“Siamo come quando si rivoltano le tasche
siamo tasche rivoltate dalle quali escono briciole
di pane
di fazzoletti di carta che hai dimenticato di togliere prima della lavatrice
5 euro a sorpresa
l’orecchino che pensavi di aver perso
Siamo cose perse e ritrovate a sorpresa nel risvoltarci, nel rivoltarci”
Io… io ho un buco. Qui. In mezzo alla pancia. Non so bene quando è spuntato. So che prima non c’era. Ero io, tutta intera. Poi all’improvviso ho sentito come uno spiffero. Avete presente quando si lasciano le finestre leggermente aperte d’inverno? O semplicemente quando da sotto la porta un filo di freddo striscia per entrare in casa? Ecco. Questa sensazione di essere attraversata da un filo freddo. Ad un certo punto lo spiffero è diventato la bora baltica e ho dovuto alzare il vestito.

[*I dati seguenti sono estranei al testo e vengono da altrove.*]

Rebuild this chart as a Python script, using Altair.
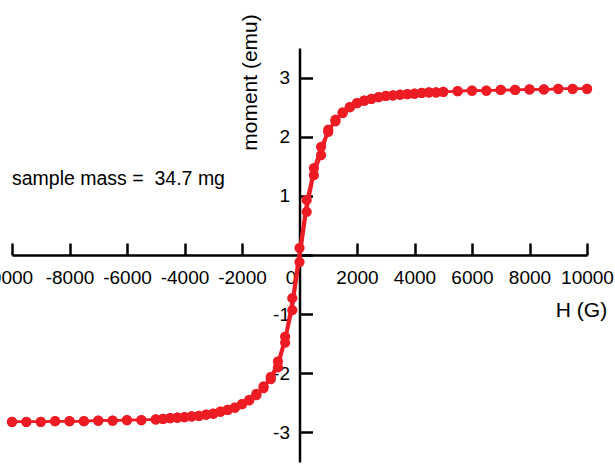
import altair as alt
import pandas as pd

FONT = "Liberation Sans"
RED = "#ED1C24"

# Applied field H (G)
H = [-10000, -9500, -9000, -8500, -8000, -7500, -7000, -6500, -6000, -5500,
     -5000, -4750, -4500, -4250, -4000, -3750, -3500, -3250, -3000, -2750,
     -2500, -2250, -2000, -1750, -1500, -1250, -1000, -750, -500, -250,
     0, 250, 500, 750, 1000, 1250, 1500, 1750, 2000, 2250,
     2500, 2750, 3000, 3250, 3500, 3750, 4000, 4250, 4500, 4750,
     5000, 5500, 6000, 6500, 7000, 7500, 8000, 8500, 9000, 9500, 10000]

# Ascending-field branch (emu)
M_up = [-2.82, -2.82, -2.82, -2.81, -2.81, -2.81, -2.80, -2.80, -2.79, -2.79,
        -2.78, -2.77, -2.76, -2.75, -2.74, -2.73, -2.72, -2.70, -2.68, -2.65,
        -2.62, -2.58, -2.52, -2.46, -2.37, -2.25, -2.10, -1.90, -1.48, -0.93,
        -0.12, 0.73, 1.35, 1.69, 2.08, 2.26, 2.40, 2.50, 2.57, 2.61,
        2.64, 2.67, 2.69, 2.70, 2.71, 2.72, 2.73, 2.74, 2.75, 2.75,
        2.76, 2.77, 2.78, 2.78, 2.79, 2.79, 2.80, 2.80, 2.81, 2.81, 2.81]

# Descending-field branch (emu)
M_down = [-2.82, -2.82, -2.82, -2.81, -2.81, -2.81, -2.80, -2.80, -2.79, -2.79,
          -2.78, -2.77, -2.76, -2.75, -2.74, -2.73, -2.72, -2.70, -2.68, -2.65,
          -2.62, -2.58, -2.52, -2.45, -2.35, -2.22, -2.06, -1.80, -1.38, -0.73,
          0.12, 0.93, 1.47, 1.83, 2.12, 2.29, 2.41, 2.50, 2.57, 2.61,
          2.64, 2.67, 2.69, 2.70, 2.71, 2.72, 2.73, 2.74, 2.75, 2.75,
          2.76, 2.77, 2.78, 2.78, 2.79, 2.79, 2.80, 2.80, 2.81, 2.81, 2.81]

x_ticks = [-10000, -8000, -6000, -4000, -2000, 0, 2000, 4000, 6000, 8000, 10000]
y_ticks = [-3, -2, -1, 0, 1, 2, 3]

note_text = ["sample mass =\u00a0 34.7 mg"]
note_H = [-10000]
note_M = [1.18]

df = pd.DataFrame({
    "H": H + H,
    "M": M_up + M_down,
    "branch": ["up"] * len(H) + ["down"] * len(H),
})
note_df = pd.DataFrame({"H": note_H, "M": note_M, "label": note_text})

xscale = alt.Scale(domain=[-10000, 10000], nice=False, zero=False)
yscale = alt.Scale(domain=[-3.5, 3.5], nice=False, zero=False)

xaxis = alt.Axis(
    orient="top", offset=-207, values=x_ticks, grid=False,
    domainColor="black", domainWidth=2.5,
    tickColor="black", tickWidth=2.5, tickSize=12,
    labelPadding=-25, labelBaseline="top", labelAlign="center",
    labelFont=FONT, labelFontSize=19, labelColor="black",
    labelFlush=False, labelOverlap=False, labelBound=False,
    labelExpr="toString(datum.value)",
    labelOffset={"condition": {"test": "datum.value == 0 || datum.value == -10000", "value": -9}, "value": 0},
    title="H (G)", titleX=569, titleY=55, titleAlign="center", titleBaseline="middle",
    titleAngle=0, titleFont=FONT, titleFontSize=21, titleFontWeight="normal", titleColor="black",
)

yaxis = alt.Axis(
    orient="right", offset=-287.5, values=y_ticks, grid=False,
    domainColor="black", domainWidth=2.5,
    tickColor="black", tickWidth=2.5, tickSize=13,
    labelPadding=-23, labelBaseline="middle", labelAlign="right",
    labelFont=FONT, labelFontSize=19, labelColor="black",
    labelFlush=False, labelOverlap=False, labelBound=False,
    labelExpr="datum.value == 0 ? '' : toString(datum.value)",
    title="moment (emu)", titleX=-49.5, titleY=34, titleAlign="center", titleBaseline="middle",
    titleAngle=270, titleFont=FONT, titleFontSize=21, titleFontWeight="normal", titleColor="black",
)

x_enc = alt.X("H:Q", scale=xscale, axis=xaxis)
y_enc = alt.Y("M:Q", scale=yscale, axis=yaxis)

line = alt.Chart(df).mark_line(color=RED, strokeWidth=2.5).encode(
    x=x_enc, y=y_enc, detail="branch:N"
)
points = alt.Chart(df).mark_circle(color=RED, size=105, opacity=1).encode(
    x=x_enc, y=y_enc
)
note = alt.Chart(note_df).mark_text(
    align="left", baseline="alphabetic", font=FONT, fontSize=19.5, color="black"
).encode(x=x_enc, y=y_enc, text="label:N")

chart = alt.layer(line, points, note).properties(
    width=575, height=414,
    autosize=alt.AutoSizeParams(type="none"),
    padding={"left": 12, "top": 48, "right": 28, "bottom": 2},
    background="white",
).configure_view(stroke=None)

chart.save("out.html", embed_options={"renderer": "svg", "actions": False})
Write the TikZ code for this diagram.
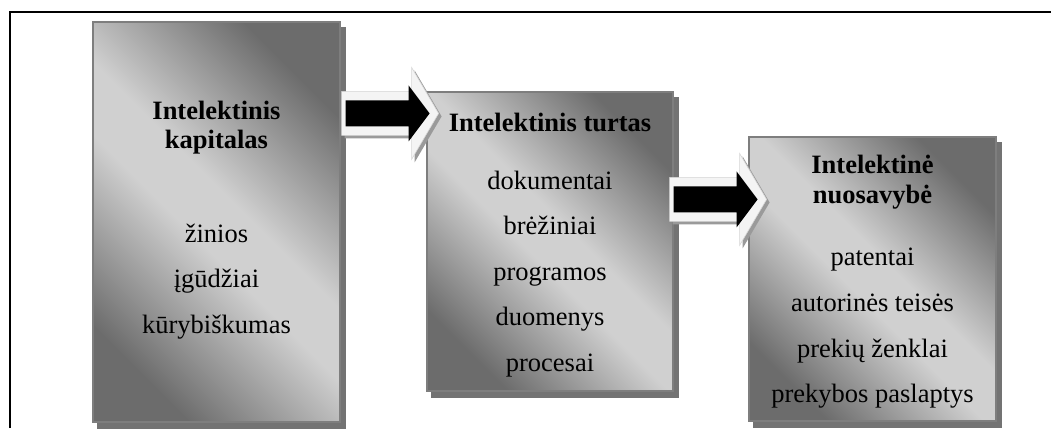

Il buco era lì, nero come l’inchiostro, come la pece nero, nero come… E uno cosa può fare quando vede un buco in mezzo alla pancia? Non potevo mica andare dal mio dottore e dirgli “Scusi dottor Pasqualini, Ho un buco qui”. Ho provato a cancellarlo… ma un buco non si cancella. Un buco si tappa. Forse. E comunque questo buco è ancora qui. Ecco. E credo di esserci caduta dentro.
Forse tutti sono caduti in un buco almeno una volta nella vita; ci sono buchi piccoli come capocchie di spillo, ci sono buchi grandi come tombini, come crateri, come voragini o buchi neri. Il Buco è la storia di qualcuno e di tutti, è la storia di chiunque ha vissuto momenti difficili e ha sentito il mondo corrodersi attorno a sé o ha sentito sé stesso sparire. Il buco può essere un lutto, un trauma, una perdita, un vuoto, un inciampo, la depressione, una crisi esistenziale, un disturbo alimentare. Non importa che volto, che nome assuma questo gigante invisibile di fronte al quale ci si sente un peso piuma. Si sta lì, a pugni alzati, soli, senza parole per poter spiegare e chiedere aiuto. E se invece bastasse abbassare la guardia? Se dal nero potesse farsi largo un filo di luce?